• YOUR OBJECTIVE: Copy out the listing that follows, exact in every word, and skip the images.

• STORED DATA:
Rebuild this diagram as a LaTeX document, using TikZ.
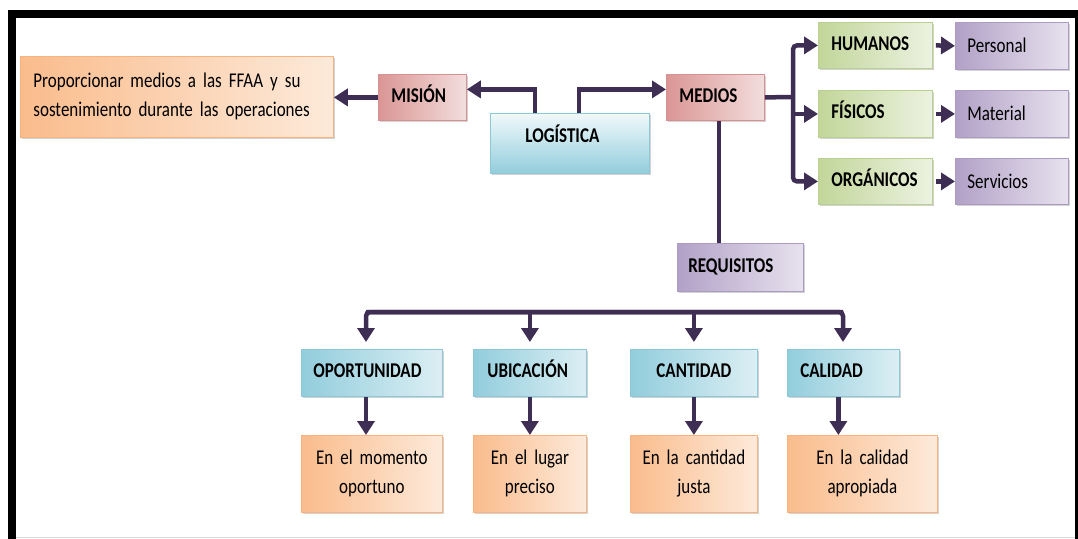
\documentclass[tikz,border=0pt]{standalone}
\usepackage{fontspec}
\setmainfont{Carlito}[FakeStretch=0.81]
\usetikzlibrary{arrows.meta,shadows}
\newcommand\espacio{\fontdimen2\font=3.3pt\fontdimen3\font=0pt\fontdimen4\font=0pt\relax}
\definecolor{flechaC}{RGB}{62,46,84}
\definecolor{naranjaO}{RGB}{250,188,140}
\definecolor{naranjaC}{RGB}{253,234,218}
\definecolor{naranjaB}{RGB}{247,180,128}
\definecolor{rojoO}{RGB}{218,150,148}
\definecolor{rojoC}{RGB}{242,222,221}
\definecolor{rojoB}{RGB}{214,146,146}
\definecolor{azulO}{RGB}{146,205,220}
\definecolor{azulC}{RGB}{220,239,244}
\definecolor{azulB}{RGB}{140,200,216}
\definecolor{verdeO}{RGB}{194,214,154}
\definecolor{verdeC}{RGB}{236,242,224}
\definecolor{verdeB}{RGB}{186,208,144}
\definecolor{moradoO}{RGB}{178,161,199}
\definecolor{moradoC}{RGB}{231,226,238}
\definecolor{moradoB}{RGB}{172,155,194}
\tikzset{
  caja/.style={draw, line width=0.8pt, anchor=north west, inner ysep=0pt, inner xsep=12pt,
    text height=14pt, drop shadow={shadow xshift=2pt,shadow yshift=-2pt,fill=black!35,opacity=.5}},
  titulo/.style={caja, font=\fontsize{21}{28.5}\selectfont\bfseries, text depth=4pt, align=left},
  texto/.style={caja, font=\fontsize{21}{28.5}\selectfont\espacio, align=center},
  naranja/.style={draw=naranjaB, left color=naranjaO, right color=naranjaC},
  rojo/.style={draw=rojoB, left color=rojoO, right color=rojoC},
  azul/.style={draw=azulB, left color=azulO, right color=azulC},
  verde/.style={draw=verdeB, left color=verdeO, right color=verdeC},
  morado/.style={draw=moradoB, left color=moradoO, right color=moradoC},
  linea/.style={line width=4.5pt, draw=flechaC},
  flecha/.style={linea, -{Triangle[width=17pt,length=14pt]}}
}
\begin{document}
\begin{tikzpicture}[x=1pt,y=-1pt]
\useasboundingbox (0,0) rectangle (1078,538);
\draw[line width=8pt] (12,560) |- (1079,14) -- (1079,560);
\draw[black!15, line width=1pt] (16,537) -- (1075,537);

\node[texto, naranja, align=left, inner xsep=13pt, text width=287pt, minimum height=81pt] (fin) at (20,56)
  {Proporcionar medios a las FFAA y su\\sostenimiento durante las operaciones};
\node[titulo, rojo, inner xsep=13pt, text width=62pt, minimum height=46pt] (mision) at (378,74) {MISIÓN};
\node[titulo, draw=azulB, top color=azulC!40, bottom color=azulO, inner xsep=35pt, text width=89pt,
  minimum height=60pt, text depth=16pt] (logistica) at (490,113) {LOGÍSTICA};
\node[titulo, rojo, inner xsep=13pt, text width=72pt, minimum height=46pt] (medios) at (666,74) {MEDIOS};

\node[titulo, verde, inner xsep=13pt, text width=88pt, minimum height=46pt] (humanos) at (818,22) {HUMANOS};
\node[titulo, verde, inner xsep=13pt, text width=88pt, minimum height=47pt] (fisicos) at (818,90) {FÍSICOS};
\node[titulo, verde, inner xsep=13pt, text width=88pt, minimum height=46pt] (organicos) at (818,158) {ORGÁNICOS};
\node[texto, morado, align=left, text width=89pt, minimum height=47pt] (personal) at (955,22) {Personal};
\node[texto, morado, align=left, text width=89pt, minimum height=47pt] (material) at (955,90) {Material};
\node[texto, morado, align=left, text width=89pt, minimum height=46pt] (servicios) at (955,158) {Servicios};

\node[titulo, morado, inner xsep=11pt, text width=104pt, minimum height=48pt] (requisitos) at (677,243) {REQUISITOS};

\node[titulo, azul, text width=117pt, minimum height=47pt] (oportunidad) at (301,349) {OPORTUNIDAD};
\node[titulo, azul, inner xsep=14pt, text width=85pt, minimum height=47pt] (ubicacion) at (473,349) {UBICACIÓN};
\node[titulo, azul, align=center, text width=103pt, minimum height=47pt] (cantidad) at (630,349) {CANTIDAD};
\node[titulo, azul, inner xsep=13pt, text width=86pt, minimum height=47pt] (calidad) at (787,349) {CALIDAD};

\node[texto, naranja, text width=117pt, minimum height=77pt] (eoportunidad) at (301,435) {En el momento\\oportuno};
\node[texto, naranja, text width=89pt, minimum height=77pt] (eubicacion) at (473,435) {En el lugar\\preciso};
\node[texto, naranja, text width=103pt, minimum height=77pt] (ecantidad) at (630,435) {En la cantidad\\justa};
\node[texto, naranja, text width=126pt, minimum height=77pt] (ecalidad) at (787,435) {En la calidad\\apropiada};

\draw[flecha] (mision.west) -- (mision.west -| fin.east);
\draw[flecha] ([xshift=45pt]logistica.north west) |- ([yshift=8pt]mision.east);
\draw[flecha] ([xshift=89pt]logistica.north west) |- ([yshift=8pt]medios.west);

\coordinate (tronco) at (793,97);
\draw[linea] (medios.east) -- (tronco);
\draw[flecha, rounded corners=4pt] (tronco) |- (humanos.west);
\draw[flecha] (tronco) |- (fisicos.west);
\draw[flecha, rounded corners=4pt] (tronco) |- (organicos.west);
\draw[flecha] ([xshift=3pt]humanos.east) -- (personal.west);
\draw[flecha] ([xshift=3pt]fisicos.east) -- (material.west);
\draw[flecha] ([xshift=3pt]organicos.east) -- (servicios.west);

\draw[linea] ([xshift=53pt]medios.south west) -- ([xshift=53pt]medios.south west |- requisitos.north);

\coordinate (busI) at (366,312);
\coordinate (busD) at (843,312);
\draw[flecha, rounded corners=4pt, shorten >=7pt] (busD) -- (busI) -- (busI |- oportunidad.north);
\draw[flecha, rounded corners=4pt, shorten >=7pt] (busI) -- (busD) -- (busD |- calidad.north);
\draw[flecha, shorten >=7pt] (ubicacion.north |- busI) -- (ubicacion.north);
\draw[flecha, shorten >=7pt] (cantidad.north |- busI) -- (cantidad.north);

\draw[flecha] (busI |- oportunidad.south) -- (busI |- eoportunidad.north);
\draw[flecha] (ubicacion.south) -- (eubicacion.north);
\draw[flecha] (cantidad.south) -- (ecantidad.north);
\draw[flecha] ([xshift=-5pt]calidad.south) -- ([xshift=-5pt]calidad.south |- ecalidad.north);
\end{tikzpicture}
\end{document}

• OUTPUT OF THE TASK:
Rebuild this diagram as a LaTeX document, using TikZ.
\documentclass[tikz,border=0pt]{standalone}
\usepackage{fontspec}
\setmainfont{Carlito}[FakeStretch=0.81]
\usetikzlibrary{arrows.meta,shadows}
\newcommand\espacio{\fontdimen2\font=3.3pt\fontdimen3\font=0pt\fontdimen4\font=0pt\relax}
\definecolor{flechaC}{RGB}{62,46,84}
\definecolor{naranjaO}{RGB}{250,188,140}
\definecolor{naranjaC}{RGB}{253,234,218}
\definecolor{naranjaB}{RGB}{247,180,128}
\definecolor{rojoO}{RGB}{218,150,148}
\definecolor{rojoC}{RGB}{242,222,221}
\definecolor{rojoB}{RGB}{214,146,146}
\definecolor{azulO}{RGB}{146,205,220}
\definecolor{azulC}{RGB}{220,239,244}
\definecolor{azulB}{RGB}{140,200,216}
\definecolor{verdeO}{RGB}{194,214,154}
\definecolor{verdeC}{RGB}{236,242,224}
\definecolor{verdeB}{RGB}{186,208,144}
\definecolor{moradoO}{RGB}{178,161,199}
\definecolor{moradoC}{RGB}{231,226,238}
\definecolor{moradoB}{RGB}{172,155,194}
\tikzset{
  caja/.style={draw, line width=0.8pt, anchor=north west, inner ysep=0pt, inner xsep=12pt,
    text height=14pt, drop shadow={shadow xshift=2pt,shadow yshift=-2pt,fill=black!35,opacity=.5}},
  titulo/.style={caja, font=\fontsize{21}{28.5}\selectfont\bfseries, text depth=4pt, align=left},
  texto/.style={caja, font=\fontsize{21}{28.5}\selectfont\espacio, align=center},
  naranja/.style={draw=naranjaB, left color=naranjaO, right color=naranjaC},
  rojo/.style={draw=rojoB, left color=rojoO, right color=rojoC},
  azul/.style={draw=azulB, left color=azulO, right color=azulC},
  verde/.style={draw=verdeB, left color=verdeO, right color=verdeC},
  morado/.style={draw=moradoB, left color=moradoO, right color=moradoC},
  linea/.style={line width=4.5pt, draw=flechaC},
  flecha/.style={linea, -{Triangle[width=17pt,length=14pt]}}
}
\begin{document}
\begin{tikzpicture}[x=1pt,y=-1pt]
\useasboundingbox (0,0) rectangle (1078,538);
\draw[line width=8pt] (12,560) |- (1079,14) -- (1079,560);
\draw[black!15, line width=1pt] (16,537) -- (1075,537);

\node[texto, naranja, align=left, inner xsep=13pt, text width=287pt, minimum height=81pt] (fin) at (20,56)
  {Proporcionar medios a las FFAA y su\\sostenimiento durante las operaciones};
\node[titulo, rojo, inner xsep=13pt, text width=62pt, minimum height=46pt] (mision) at (378,74) {MISIÓN};
\node[titulo, draw=azulB, top color=azulC!40, bottom color=azulO, inner xsep=35pt, text width=89pt,
  minimum height=60pt, text depth=16pt] (logistica) at (490,113) {LOGÍSTICA};
\node[titulo, rojo, inner xsep=13pt, text width=72pt, minimum height=46pt] (medios) at (666,74) {MEDIOS};

\node[titulo, verde, inner xsep=13pt, text width=88pt, minimum height=46pt] (humanos) at (818,22) {HUMANOS};
\node[titulo, verde, inner xsep=13pt, text width=88pt, minimum height=47pt] (fisicos) at (818,90) {FÍSICOS};
\node[titulo, verde, inner xsep=13pt, text width=88pt, minimum height=46pt] (organicos) at (818,158) {ORGÁNICOS};
\node[texto, morado, align=left, text width=89pt, minimum height=47pt] (personal) at (955,22) {Personal};
\node[texto, morado, align=left, text width=89pt, minimum height=47pt] (material) at (955,90) {Material};
\node[texto, morado, align=left, text width=89pt, minimum height=46pt] (servicios) at (955,158) {Servicios};

\node[titulo, morado, inner xsep=11pt, text width=104pt, minimum height=48pt] (requisitos) at (677,243) {REQUISITOS};

\node[titulo, azul, text width=117pt, minimum height=47pt] (oportunidad) at (301,349) {OPORTUNIDAD};
\node[titulo, azul, inner xsep=14pt, text width=85pt, minimum height=47pt] (ubicacion) at (473,349) {UBICACIÓN};
\node[titulo, azul, align=center, text width=103pt, minimum height=47pt] (cantidad) at (630,349) {CANTIDAD};
\node[titulo, azul, inner xsep=13pt, text width=86pt, minimum height=47pt] (calidad) at (787,349) {CALIDAD};

\node[texto, naranja, text width=117pt, minimum height=77pt] (eoportunidad) at (301,435) {En el momento\\oportuno};
\node[texto, naranja, text width=89pt, minimum height=77pt] (eubicacion) at (473,435) {En el lugar\\preciso};
\node[texto, naranja, text width=103pt, minimum height=77pt] (ecantidad) at (630,435) {En la cantidad\\justa};
\node[texto, naranja, text width=126pt, minimum height=77pt] (ecalidad) at (787,435) {En la calidad\\apropiada};

\draw[flecha] (mision.west) -- (mision.west -| fin.east);
\draw[flecha] ([xshift=45pt]logistica.north west) |- ([yshift=8pt]mision.east);
\draw[flecha] ([xshift=89pt]logistica.north west) |- ([yshift=8pt]medios.west);

\coordinate (tronco) at (793,97);
\draw[linea] (medios.east) -- (tronco);
\draw[flecha, rounded corners=4pt] (tronco) |- (humanos.west);
\draw[flecha] (tronco) |- (fisicos.west);
\draw[flecha, rounded corners=4pt] (tronco) |- (organicos.west);
\draw[flecha] ([xshift=3pt]humanos.east) -- (personal.west);
\draw[flecha] ([xshift=3pt]fisicos.east) -- (material.west);
\draw[flecha] ([xshift=3pt]organicos.east) -- (servicios.west);

\draw[linea] ([xshift=53pt]medios.south west) -- ([xshift=53pt]medios.south west |- requisitos.north);

\coordinate (busI) at (366,312);
\coordinate (busD) at (843,312);
\draw[flecha, rounded corners=4pt, shorten >=7pt] (busD) -- (busI) -- (busI |- oportunidad.north);
\draw[flecha, rounded corners=4pt, shorten >=7pt] (busI) -- (busD) -- (busD |- calidad.north);
\draw[flecha, shorten >=7pt] (ubicacion.north |- busI) -- (ubicacion.north);
\draw[flecha, shorten >=7pt] (cantidad.north |- busI) -- (cantidad.north);

\draw[flecha] (busI |- oportunidad.south) -- (busI |- eoportunidad.north);
\draw[flecha] (ubicacion.south) -- (eubicacion.north);
\draw[flecha] (cantidad.south) -- (ecantidad.north);
\draw[flecha] ([xshift=-5pt]calidad.south) -- ([xshift=-5pt]calidad.south |- ecalidad.north);
\end{tikzpicture}
\end{document}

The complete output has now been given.